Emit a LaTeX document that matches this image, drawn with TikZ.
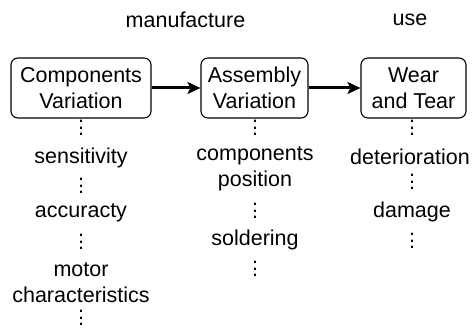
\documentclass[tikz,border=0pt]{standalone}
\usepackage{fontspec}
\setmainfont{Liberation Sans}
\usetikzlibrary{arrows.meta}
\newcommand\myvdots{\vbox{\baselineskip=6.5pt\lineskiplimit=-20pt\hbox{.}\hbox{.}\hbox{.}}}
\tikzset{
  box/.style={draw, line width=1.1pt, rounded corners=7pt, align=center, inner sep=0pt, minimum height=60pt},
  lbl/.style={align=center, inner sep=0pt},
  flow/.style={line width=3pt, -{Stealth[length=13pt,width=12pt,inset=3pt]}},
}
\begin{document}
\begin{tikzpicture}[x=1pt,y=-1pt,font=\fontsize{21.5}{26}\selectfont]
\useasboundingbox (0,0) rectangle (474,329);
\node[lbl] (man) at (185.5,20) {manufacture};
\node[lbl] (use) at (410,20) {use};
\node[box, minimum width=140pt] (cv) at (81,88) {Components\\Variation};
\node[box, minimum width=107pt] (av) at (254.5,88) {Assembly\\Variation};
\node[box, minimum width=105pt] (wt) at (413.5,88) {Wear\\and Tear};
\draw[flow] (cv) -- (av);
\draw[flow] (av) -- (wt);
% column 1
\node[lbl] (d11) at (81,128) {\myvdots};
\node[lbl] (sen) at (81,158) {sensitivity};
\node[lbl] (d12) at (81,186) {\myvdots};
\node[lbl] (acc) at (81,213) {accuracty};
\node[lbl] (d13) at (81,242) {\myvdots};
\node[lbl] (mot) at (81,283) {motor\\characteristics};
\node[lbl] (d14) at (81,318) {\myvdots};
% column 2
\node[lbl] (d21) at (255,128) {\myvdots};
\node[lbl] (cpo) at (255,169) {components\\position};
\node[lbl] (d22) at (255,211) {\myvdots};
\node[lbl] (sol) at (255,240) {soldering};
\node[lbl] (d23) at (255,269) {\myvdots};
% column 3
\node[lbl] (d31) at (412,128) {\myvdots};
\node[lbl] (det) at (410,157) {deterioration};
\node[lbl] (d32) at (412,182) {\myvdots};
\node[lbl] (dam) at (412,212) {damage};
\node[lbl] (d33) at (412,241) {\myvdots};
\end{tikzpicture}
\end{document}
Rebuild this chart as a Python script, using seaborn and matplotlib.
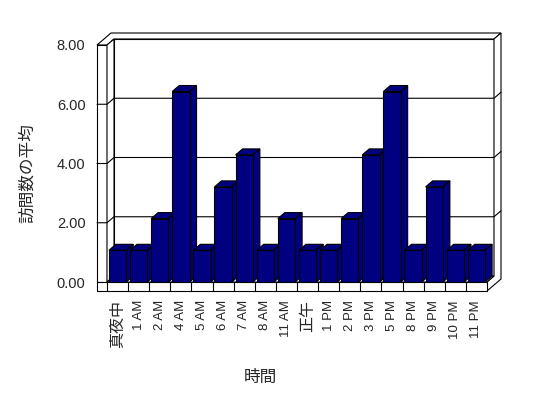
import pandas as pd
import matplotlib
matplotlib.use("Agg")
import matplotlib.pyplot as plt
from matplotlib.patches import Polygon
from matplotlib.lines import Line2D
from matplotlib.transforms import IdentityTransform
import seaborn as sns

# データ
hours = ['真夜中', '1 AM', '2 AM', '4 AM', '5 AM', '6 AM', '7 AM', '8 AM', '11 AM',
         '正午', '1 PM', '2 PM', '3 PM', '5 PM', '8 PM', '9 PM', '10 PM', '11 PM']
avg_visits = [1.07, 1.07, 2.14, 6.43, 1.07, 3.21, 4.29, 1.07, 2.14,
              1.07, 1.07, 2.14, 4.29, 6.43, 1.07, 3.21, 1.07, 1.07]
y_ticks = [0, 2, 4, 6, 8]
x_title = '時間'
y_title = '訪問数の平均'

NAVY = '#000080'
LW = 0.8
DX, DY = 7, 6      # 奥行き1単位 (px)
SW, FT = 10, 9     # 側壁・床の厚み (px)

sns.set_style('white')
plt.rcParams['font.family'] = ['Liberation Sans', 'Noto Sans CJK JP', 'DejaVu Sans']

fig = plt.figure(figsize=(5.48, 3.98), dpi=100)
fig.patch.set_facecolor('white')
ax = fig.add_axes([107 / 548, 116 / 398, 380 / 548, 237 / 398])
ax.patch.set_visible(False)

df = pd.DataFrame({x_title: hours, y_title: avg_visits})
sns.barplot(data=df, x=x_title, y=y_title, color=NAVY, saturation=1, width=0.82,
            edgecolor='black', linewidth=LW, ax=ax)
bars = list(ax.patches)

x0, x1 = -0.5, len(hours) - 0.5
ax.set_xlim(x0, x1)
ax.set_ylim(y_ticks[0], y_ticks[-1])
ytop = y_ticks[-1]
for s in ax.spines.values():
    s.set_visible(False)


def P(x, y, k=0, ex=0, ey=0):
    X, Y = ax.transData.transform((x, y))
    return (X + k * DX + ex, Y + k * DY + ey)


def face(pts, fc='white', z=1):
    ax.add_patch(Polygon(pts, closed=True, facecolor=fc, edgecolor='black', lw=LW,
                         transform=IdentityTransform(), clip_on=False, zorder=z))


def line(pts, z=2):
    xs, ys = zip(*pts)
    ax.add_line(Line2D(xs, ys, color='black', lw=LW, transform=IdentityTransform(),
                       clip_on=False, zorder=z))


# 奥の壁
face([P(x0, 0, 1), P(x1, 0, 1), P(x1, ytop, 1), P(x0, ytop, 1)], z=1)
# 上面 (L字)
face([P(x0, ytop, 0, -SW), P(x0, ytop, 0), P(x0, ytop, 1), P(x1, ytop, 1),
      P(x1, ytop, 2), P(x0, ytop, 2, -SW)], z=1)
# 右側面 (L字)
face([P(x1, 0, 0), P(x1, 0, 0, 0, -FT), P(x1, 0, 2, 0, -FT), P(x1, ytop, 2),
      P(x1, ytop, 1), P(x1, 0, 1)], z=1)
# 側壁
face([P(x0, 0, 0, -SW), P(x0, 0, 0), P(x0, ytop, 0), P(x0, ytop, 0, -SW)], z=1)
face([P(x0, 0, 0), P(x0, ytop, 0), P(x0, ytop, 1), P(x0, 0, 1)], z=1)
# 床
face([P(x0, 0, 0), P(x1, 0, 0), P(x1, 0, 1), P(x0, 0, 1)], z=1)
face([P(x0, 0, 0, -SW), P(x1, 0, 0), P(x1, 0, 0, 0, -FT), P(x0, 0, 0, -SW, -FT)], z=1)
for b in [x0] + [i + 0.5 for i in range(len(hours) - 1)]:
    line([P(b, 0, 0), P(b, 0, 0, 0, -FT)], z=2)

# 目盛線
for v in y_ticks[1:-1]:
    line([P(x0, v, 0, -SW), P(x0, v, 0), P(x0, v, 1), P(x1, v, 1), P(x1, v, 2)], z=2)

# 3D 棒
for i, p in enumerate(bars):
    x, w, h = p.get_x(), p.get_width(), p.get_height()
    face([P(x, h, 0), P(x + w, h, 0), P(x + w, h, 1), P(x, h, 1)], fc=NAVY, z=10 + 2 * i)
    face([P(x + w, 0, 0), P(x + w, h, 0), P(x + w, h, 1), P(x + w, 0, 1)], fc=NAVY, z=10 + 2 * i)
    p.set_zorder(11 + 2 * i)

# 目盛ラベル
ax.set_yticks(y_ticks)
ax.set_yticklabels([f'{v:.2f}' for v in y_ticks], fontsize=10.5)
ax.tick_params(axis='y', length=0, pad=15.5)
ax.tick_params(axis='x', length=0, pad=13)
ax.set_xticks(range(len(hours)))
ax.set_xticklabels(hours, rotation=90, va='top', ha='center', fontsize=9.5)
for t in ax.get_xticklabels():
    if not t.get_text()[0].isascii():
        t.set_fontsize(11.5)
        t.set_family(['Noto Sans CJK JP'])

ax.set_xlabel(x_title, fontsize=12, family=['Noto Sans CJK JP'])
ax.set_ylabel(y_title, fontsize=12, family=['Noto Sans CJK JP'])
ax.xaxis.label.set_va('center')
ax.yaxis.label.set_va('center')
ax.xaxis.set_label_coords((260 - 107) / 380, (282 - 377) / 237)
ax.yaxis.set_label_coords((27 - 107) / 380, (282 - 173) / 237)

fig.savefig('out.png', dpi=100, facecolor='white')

^^^^^^^^^^^^^^^^

TASK REQUIREMENTS: Repeat the material exactly as it reads, without any of its pictures.

THE COMPLETED TASK:
Emit a LaTeX document that matches this image, drawn with TikZ.
\documentclass[tikz,border=0pt]{standalone}
\usepackage{fontspec}
\setmainfont{Liberation Sans}
\usetikzlibrary{arrows.meta}
\newcommand\myvdots{\vbox{\baselineskip=6.5pt\lineskiplimit=-20pt\hbox{.}\hbox{.}\hbox{.}}}
\tikzset{
  box/.style={draw, line width=1.1pt, rounded corners=7pt, align=center, inner sep=0pt, minimum height=60pt},
  lbl/.style={align=center, inner sep=0pt},
  flow/.style={line width=3pt, -{Stealth[length=13pt,width=12pt,inset=3pt]}},
}
\begin{document}
\begin{tikzpicture}[x=1pt,y=-1pt,font=\fontsize{21.5}{26}\selectfont]
\useasboundingbox (0,0) rectangle (474,329);
\node[lbl] (man) at (185.5,20) {manufacture};
\node[lbl] (use) at (410,20) {use};
\node[box, minimum width=140pt] (cv) at (81,88) {Components\\Variation};
\node[box, minimum width=107pt] (av) at (254.5,88) {Assembly\\Variation};
\node[box, minimum width=105pt] (wt) at (413.5,88) {Wear\\and Tear};
\draw[flow] (cv) -- (av);
\draw[flow] (av) -- (wt);
% column 1
\node[lbl] (d11) at (81,128) {\myvdots};
\node[lbl] (sen) at (81,158) {sensitivity};
\node[lbl] (d12) at (81,186) {\myvdots};
\node[lbl] (acc) at (81,213) {accuracty};
\node[lbl] (d13) at (81,242) {\myvdots};
\node[lbl] (mot) at (81,283) {motor\\characteristics};
\node[lbl] (d14) at (81,318) {\myvdots};
% column 2
\node[lbl] (d21) at (255,128) {\myvdots};
\node[lbl] (cpo) at (255,169) {components\\position};
\node[lbl] (d22) at (255,211) {\myvdots};
\node[lbl] (sol) at (255,240) {soldering};
\node[lbl] (d23) at (255,269) {\myvdots};
% column 3
\node[lbl] (d31) at (412,128) {\myvdots};
\node[lbl] (det) at (410,157) {deterioration};
\node[lbl] (d32) at (412,182) {\myvdots};
\node[lbl] (dam) at (412,212) {damage};
\node[lbl] (d33) at (412,241) {\myvdots};
\end{tikzpicture}
\end{document}
Rebuild this chart as a Python script, using seaborn and matplotlib.
import pandas as pd
import matplotlib
matplotlib.use("Agg")
import matplotlib.pyplot as plt
from matplotlib.patches import Polygon
from matplotlib.lines import Line2D
from matplotlib.transforms import IdentityTransform
import seaborn as sns

# データ
hours = ['真夜中', '1 AM', '2 AM', '4 AM', '5 AM', '6 AM', '7 AM', '8 AM', '11 AM',
         '正午', '1 PM', '2 PM', '3 PM', '5 PM', '8 PM', '9 PM', '10 PM', '11 PM']
avg_visits = [1.07, 1.07, 2.14, 6.43, 1.07, 3.21, 4.29, 1.07, 2.14,
              1.07, 1.07, 2.14, 4.29, 6.43, 1.07, 3.21, 1.07, 1.07]
y_ticks = [0, 2, 4, 6, 8]
x_title = '時間'
y_title = '訪問数の平均'

NAVY = '#000080'
LW = 0.8
DX, DY = 7, 6      # 奥行き1単位 (px)
SW, FT = 10, 9     # 側壁・床の厚み (px)

sns.set_style('white')
plt.rcParams['font.family'] = ['Liberation Sans', 'Noto Sans CJK JP', 'DejaVu Sans']

fig = plt.figure(figsize=(5.48, 3.98), dpi=100)
fig.patch.set_facecolor('white')
ax = fig.add_axes([107 / 548, 116 / 398, 380 / 548, 237 / 398])
ax.patch.set_visible(False)

df = pd.DataFrame({x_title: hours, y_title: avg_visits})
sns.barplot(data=df, x=x_title, y=y_title, color=NAVY, saturation=1, width=0.82,
            edgecolor='black', linewidth=LW, ax=ax)
bars = list(ax.patches)

x0, x1 = -0.5, len(hours) - 0.5
ax.set_xlim(x0, x1)
ax.set_ylim(y_ticks[0], y_ticks[-1])
ytop = y_ticks[-1]
for s in ax.spines.values():
    s.set_visible(False)


def P(x, y, k=0, ex=0, ey=0):
    X, Y = ax.transData.transform((x, y))
    return (X + k * DX + ex, Y + k * DY + ey)


def face(pts, fc='white', z=1):
    ax.add_patch(Polygon(pts, closed=True, facecolor=fc, edgecolor='black', lw=LW,
                         transform=IdentityTransform(), clip_on=False, zorder=z))


def line(pts, z=2):
    xs, ys = zip(*pts)
    ax.add_line(Line2D(xs, ys, color='black', lw=LW, transform=IdentityTransform(),
                       clip_on=False, zorder=z))


# 奥の壁
face([P(x0, 0, 1), P(x1, 0, 1), P(x1, ytop, 1), P(x0, ytop, 1)], z=1)
# 上面 (L字)
face([P(x0, ytop, 0, -SW), P(x0, ytop, 0), P(x0, ytop, 1), P(x1, ytop, 1),
      P(x1, ytop, 2), P(x0, ytop, 2, -SW)], z=1)
# 右側面 (L字)
face([P(x1, 0, 0), P(x1, 0, 0, 0, -FT), P(x1, 0, 2, 0, -FT), P(x1, ytop, 2),
      P(x1, ytop, 1), P(x1, 0, 1)], z=1)
# 側壁
face([P(x0, 0, 0, -SW), P(x0, 0, 0), P(x0, ytop, 0), P(x0, ytop, 0, -SW)], z=1)
face([P(x0, 0, 0), P(x0, ytop, 0), P(x0, ytop, 1), P(x0, 0, 1)], z=1)
# 床
face([P(x0, 0, 0), P(x1, 0, 0), P(x1, 0, 1), P(x0, 0, 1)], z=1)
face([P(x0, 0, 0, -SW), P(x1, 0, 0), P(x1, 0, 0, 0, -FT), P(x0, 0, 0, -SW, -FT)], z=1)
for b in [x0] + [i + 0.5 for i in range(len(hours) - 1)]:
    line([P(b, 0, 0), P(b, 0, 0, 0, -FT)], z=2)

# 目盛線
for v in y_ticks[1:-1]:
    line([P(x0, v, 0, -SW), P(x0, v, 0), P(x0, v, 1), P(x1, v, 1), P(x1, v, 2)], z=2)

# 3D 棒
for i, p in enumerate(bars):
    x, w, h = p.get_x(), p.get_width(), p.get_height()
    face([P(x, h, 0), P(x + w, h, 0), P(x + w, h, 1), P(x, h, 1)], fc=NAVY, z=10 + 2 * i)
    face([P(x + w, 0, 0), P(x + w, h, 0), P(x + w, h, 1), P(x + w, 0, 1)], fc=NAVY, z=10 + 2 * i)
    p.set_zorder(11 + 2 * i)

# 目盛ラベル
ax.set_yticks(y_ticks)
ax.set_yticklabels([f'{v:.2f}' for v in y_ticks], fontsize=10.5)
ax.tick_params(axis='y', length=0, pad=15.5)
ax.tick_params(axis='x', length=0, pad=13)
ax.set_xticks(range(len(hours)))
ax.set_xticklabels(hours, rotation=90, va='top', ha='center', fontsize=9.5)
for t in ax.get_xticklabels():
    if not t.get_text()[0].isascii():
        t.set_fontsize(11.5)
        t.set_family(['Noto Sans CJK JP'])

ax.set_xlabel(x_title, fontsize=12, family=['Noto Sans CJK JP'])
ax.set_ylabel(y_title, fontsize=12, family=['Noto Sans CJK JP'])
ax.xaxis.label.set_va('center')
ax.yaxis.label.set_va('center')
ax.xaxis.set_label_coords((260 - 107) / 380, (282 - 377) / 237)
ax.yaxis.set_label_coords((27 - 107) / 380, (282 - 173) / 237)

fig.savefig('out.png', dpi=100, facecolor='white')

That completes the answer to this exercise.